LAWS(KER)-2008-8-74

JOMON PUTHANPURACKAL Vs. STATE OF KERALA

Decided On August 26, 2008
Jomon Puthanpurackal Appellant
V/S
STATE OF KERALA Respondents

JUDGEMENT

(1.) IN this petition filed under S.482 CrPC the petitioner claims himself to be a public interest litigant seeks to quash Annexure C order dated 05/02/2008 passed by the Chief Judicial Magistrate, Ernakulam dismissing his application (CMP No. 806/08) seeking certain directions to the CBI to conduct further investigation in the "Sr. Abhaya Case" pursuant to the narco analysis test reports. The learned Chief Judicial Magistrate, observing that the petition was another vain attempt to somehow cling on to the matter, and placing reliance on the observations of this Court in the judgment dated 11/01/2008 in WP (C) 35590 of 2007 dismissed the application warning the petitioner that at present the Magistrate is not mulcting the petitioner with costs for filing the petition in a case where the petitioner has no locus standi.

(2.) I heard Sr. Advocate Sri. K. Ramakumar, the learned counsel appearing for the petitioner, Adv. Sri. M. V. S. Nampoothiri, the learned Standing Counsel appearing for the C.B.I. and Adv. Sri. A. X. Varghese appearing for the father of deceased Sr. Abhaya.

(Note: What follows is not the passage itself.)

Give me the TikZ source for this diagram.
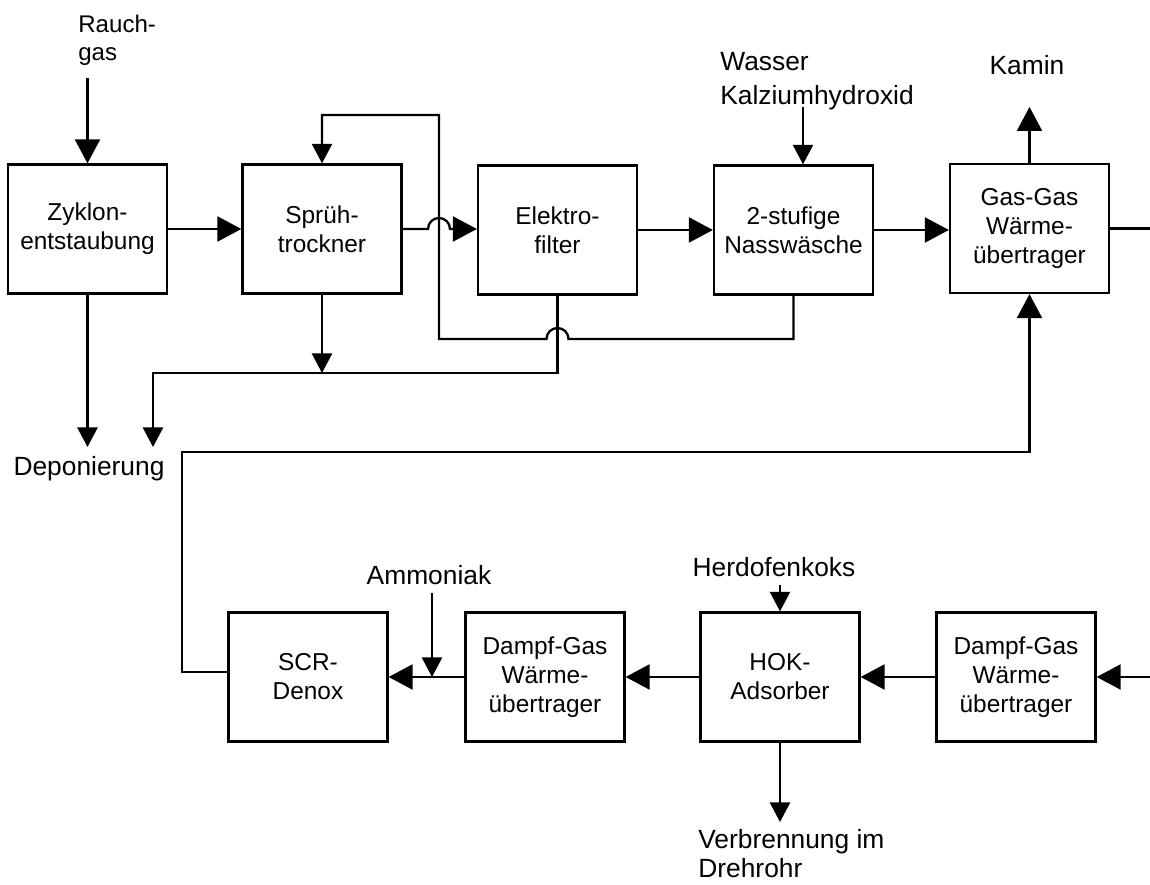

(3.) I am afraid that I cannot agree with the above submissions. It may be true that the petitioner had intervened in the proceedings before the Chief Judicial Magistrate and before this Court. It may also be true that during times when the investigation before the concerned agency or proceedings before Court were quiescent the petitioner might have triggered the matter by filing appropriate petitions before the Court. It is easier for any person to intervene in matters involving contemporary public importance and activate the investigating agency and / or the Court to ensure that justice to the aggrieved is quickened. But that does not mean that such persons can, under the garb of espousing a public cause and wearing the mantle of a crusader, offset or supplant the statutory functionaries which have will defined roles to play in a democratic governance. Merely because Courts have in the past entertained certain petitions filed by the petitioner, it does not mean that the petitioner is an indispensable link in the administration of justice or that the system without the petitioner will spell a collapse. As mentioned earlier, anybody can masquerade as a public spirited citizen and meddle with any issue of public importance and indulge in self aggrandizement without being detected. It is very often difficult to gauge the motives of such persons. It is a disturbing development that some men wearing pro bono publico veil indulge in scandalising individuals, constitutional functionaries, other dignitaries and even judges either with flippant or motivated write ups and provocative mock challenges. Courts should be sharp enough to pierce the veil of such dangerous persons and nip their proclivities in the bud in the larger interest of the society rather than ignoring them as scurrilous, influential or incorrigible. Such mock fighters are real foes of the mankind and unless they are identified and their vicious tendencies curbed, they might be let loose among the unsuspecting public with formidable potential to do incalculable harm to the society at large.